As others have pointed out, scrubbing input data is not the correct approach. Here’s why:
-
The way data needs to be scrubbed depends on the context of how it is going to be used. You can’t know up front how the data will ultimately be used to you can’t make the proper decision of how it should be scrubbed when it is entered. For example, the OWASP sample scrubber routines distinguish between data that is going to be output as JavaScript, HTML Attributes, and raw HTML (as well as a couple others).
-
You can’t guarantee that all data that ends up in your database will have come through your input scrubber. It can come from another compromised system, sql injection, or even flaws in your own input scrubber.
-
Once you find out that XSS data exists in your database it is nearly impossible to fix. For example, if you find out that your original input scrubber was flawed you now have to figure out how to get rid of all of the problem data. If you use output scrubbing instead of input scrubbing you can simply alter your output scrubber and leave the data alone.

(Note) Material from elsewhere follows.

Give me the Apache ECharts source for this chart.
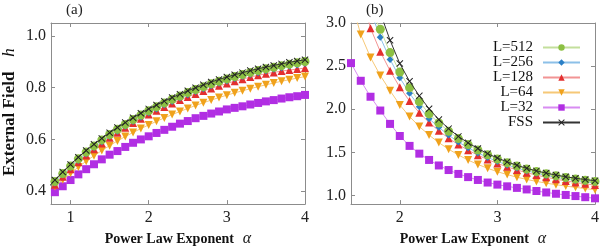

Always assuming that the data could be bad means that it can stay bad in the database without impacting the application.
-
There is no reason to scrub data more than once. You have to do it on output anyway for the reasons listed above.
-
Other systems are likely to need the data and will puke if it is already scrubbed. Even if you don’t interface with any other systems now you never know when your boss is going to come to you and say that his boss wants to be able to run some simple queries using Crystal Reports in which your scrubbed input data can’t easily be unscrubbed before use.
-
Scrubbed data can mess up certain types of SQL statements. For example, depending on your scrubbing mechanism, sorting might be broken. Like clauses may also not work correctly. You want the data in your database to be in a pure unaltered form for the best results.
These are just a few reasons. There could be many more.